New details of hellish lava planet light-years from Earth discovered

Scientists have discovered new details about a hellish lava planet light-years away from Earth that is unbearably hot, rains rocks and has lava oceans more than 60 miles deep.

I know, cue the jokes, but K2-141b, the planet in question, isn’t anywhere near us.

The exoplanet, meaning it is outside our solar system, hosts one of the most “extreme” environments discovered, according to a study first published in Monthly Notices of the Royal Astronomical Society by scientists from McGill University in Montreal, York University in Toronto and the Indian Institute of Science Education and Research in India.

 

“Among the most extreme planets discovered beyond the edges of our solar system are lava planets,” McGill University explained in a press release, “fiery hot worlds that circle so close to their host star that some regions are likely oceans of molten lava.”

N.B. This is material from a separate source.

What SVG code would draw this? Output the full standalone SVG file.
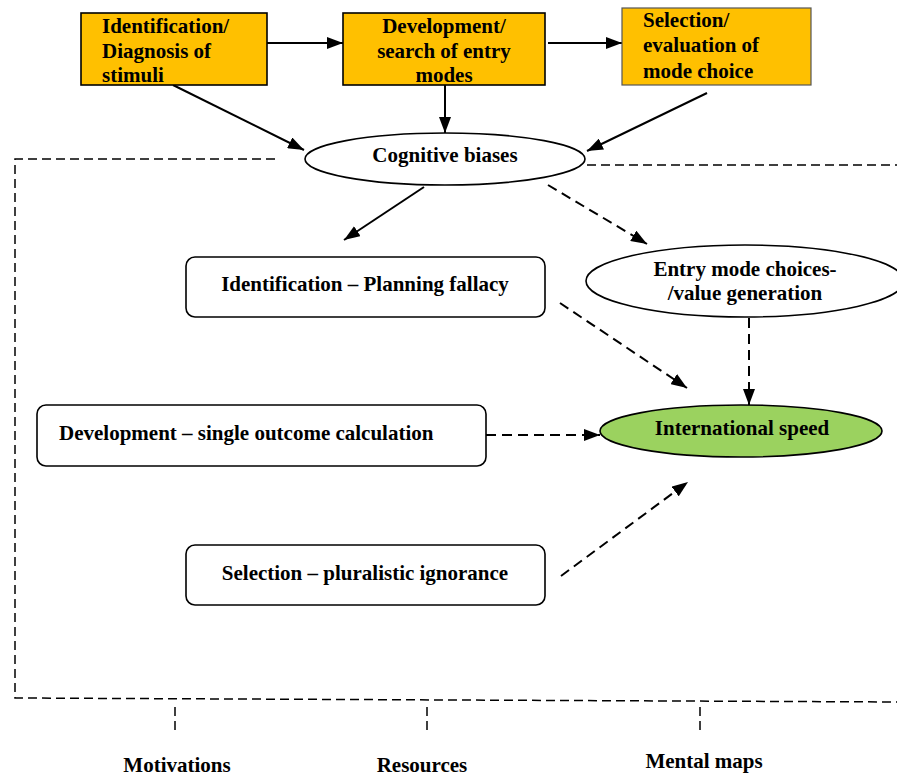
<svg xmlns="http://www.w3.org/2000/svg" width="897" height="776" viewBox="0 0 897 776">
<defs>
<style>
text{font-family:"Liberation Serif","Times New Roman",serif;font-weight:bold;font-size:21px;fill:#000}
.c{text-anchor:middle}
.orange{fill:#FFC000;stroke:#000;stroke-width:1.6}
.rbox{fill:#fff;stroke:#000;stroke-width:1.6}
.ell{fill:#fff;stroke:#000;stroke-width:1.6}
.solid{stroke:#000;stroke-width:2;fill:none}
.dash{stroke:#000;stroke-width:2;fill:none;stroke-dasharray:10 6}
.frame{stroke:#000;stroke-width:1.5;fill:none;stroke-dasharray:9 5}
</style>
<marker id="ah" viewBox="0 0 16 12" refX="16" refY="6" markerWidth="16" markerHeight="12" markerUnits="userSpaceOnUse" orient="auto">
<path d="M0,0 L16,6 L0,12 Z" fill="#000"/>
</marker>
</defs>
<rect width="897" height="776" fill="#fff"/>

<g id="frame">
<path class="frame" d="M275,159 L15,159 L15,698 L897,702"/>
<path class="frame" d="M587,165 L897,165"/>
<path class="frame" d="M175,707 L175,731"/>
<path class="frame" d="M427,707 L427,731"/>
<path class="frame" d="M700,707 L700,731"/>
</g>

<g id="connectors">
<line class="solid" x1="267" y1="43" x2="343" y2="43" marker-end="url(#ah)"/>
<line class="solid" x1="548" y1="43" x2="622" y2="43" marker-end="url(#ah)"/>
<line class="solid" x1="173" y1="85" x2="304" y2="150" marker-end="url(#ah)"/>
<line class="solid" x1="445" y1="85" x2="445" y2="133" marker-end="url(#ah)"/>
<line class="solid" x1="707" y1="93" x2="587" y2="151" marker-end="url(#ah)"/>
<line class="solid" x1="424" y1="187" x2="344" y2="240" marker-end="url(#ah)"/>
<line class="dash" x1="548" y1="185" x2="647" y2="244" marker-end="url(#ah)"/>
<line class="dash" x1="560" y1="303" x2="687" y2="388" marker-end="url(#ah)"/>
<line class="dash" x1="749" y1="318" x2="749" y2="405" marker-end="url(#ah)"/>
<line class="dash" x1="486" y1="435" x2="600" y2="435" marker-end="url(#ah)"/>
<line class="dash" x1="561" y1="576" x2="688" y2="482" marker-end="url(#ah)"/>
</g>

<g id="n-identification">
<rect class="orange" x="81" y="13" width="186" height="72"/>
<text x="102" y="33">Identification/</text>
<text x="102" y="58">Diagnosis of</text>
<text x="102" y="82">stimuli</text>
</g>

<g id="n-development">
<rect class="orange" x="343" y="13" width="202" height="72"/>
<text class="c" x="444" y="33">Development/</text>
<text class="c" x="444" y="58">search of entry</text>
<text class="c" x="444" y="82">modes</text>
</g>

<g id="n-selection">
<rect x="622" y="8" width="189" height="77" fill="#FFC000" stroke="#555" stroke-width="1.2"/>
<text x="643" y="27">Selection/</text>
<text x="643" y="52">evaluation of</text>
<text x="643" y="78">mode choice</text>
</g>

<g id="n-cognitive">
<ellipse class="ell" cx="445" cy="159" rx="140" ry="26"/>
<text class="c" x="445" y="162">Cognitive biases</text>
</g>

<g id="n-planning">
<rect class="rbox" x="186" y="257" width="359" height="60" rx="9"/>
<text class="c" x="365" y="291">Identification – Planning fallacy</text>
</g>

<g id="n-entry">
<ellipse class="ell" cx="745" cy="281" rx="159" ry="36"/>
<text class="c" x="745" y="276">Entry mode choices-</text>
<text class="c" x="745" y="300">/value generation</text>
</g>

<g id="n-single">
<rect class="rbox" x="37" y="405" width="449" height="61" rx="9"/>
<text x="59" y="440">Development – single outcome calculation</text>
</g>

<g id="n-speed">
<ellipse cx="741" cy="431" rx="141" ry="26" fill="#9BD25F" stroke="#000" stroke-width="1.6"/>
<text class="c" x="742" y="435">International speed</text>
</g>

<g id="n-plural">
<rect class="rbox" x="186" y="545" width="359" height="60" rx="9"/>
<text class="c" x="365" y="580">Selection – pluralistic ignorance</text>
</g>

<g id="labels">
<text class="c" x="177" y="772">Motivations</text>
<text class="c" x="422" y="772">Resources</text>
<text class="c" x="704" y="768">Mental maps</text>
</g>
</svg>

K2-141b also has supersonic winds speeds in excess of 3,000 mph.

Neptune has the highest wind speeds of any planet in our solar system, which can exceed 1,100 mph – 1.5 times the speed of sound, according to NASA.

The planet’s surface, atmosphere and ocean all appear to be made of rocks and the “extreme weather forecasted by their analysis could permanently change the surface and atmosphere of K2-141b over time,” the McGill release said.

“The study is the first to make predictions about weather conditions on K2-141b that can be detected from hundreds of light years away with next-generation telescopes such as the James Webb Space Telescope,” lead author Giang Nguyen, a PhD student at York University who worked under the supervision of McGill University Professor Nicolas Cowan on the study, said.

More than half of the planet also has constant daylight because it’s so close to its host star so it’s “gravitationally locked in place,” and the same side always faces the star.

The dark side of the planet, alternatively, has temperatures that can go lower than -300 degrees Fahrenheit.

The lowest temperature ever recorded by a weather station on Earth was -128 degrees F in the Antarctic near the South Pole in 1983, according to the American Geophysical Union.

In the same way water on earth evaporates into the atmosphere and returns as rain, the planet’s rock vapor atmosphere evaporates and rains down as rocks.

“On K2-141b, the mineral vapor formed by evaporated rock is swept to the frigid night side by supersonic winds and rocks ‘rain’ back down into a magma ocean,” the release said. “The resulting currents flow back to the hot day side of the exoplanet, where rock evaporates once more.”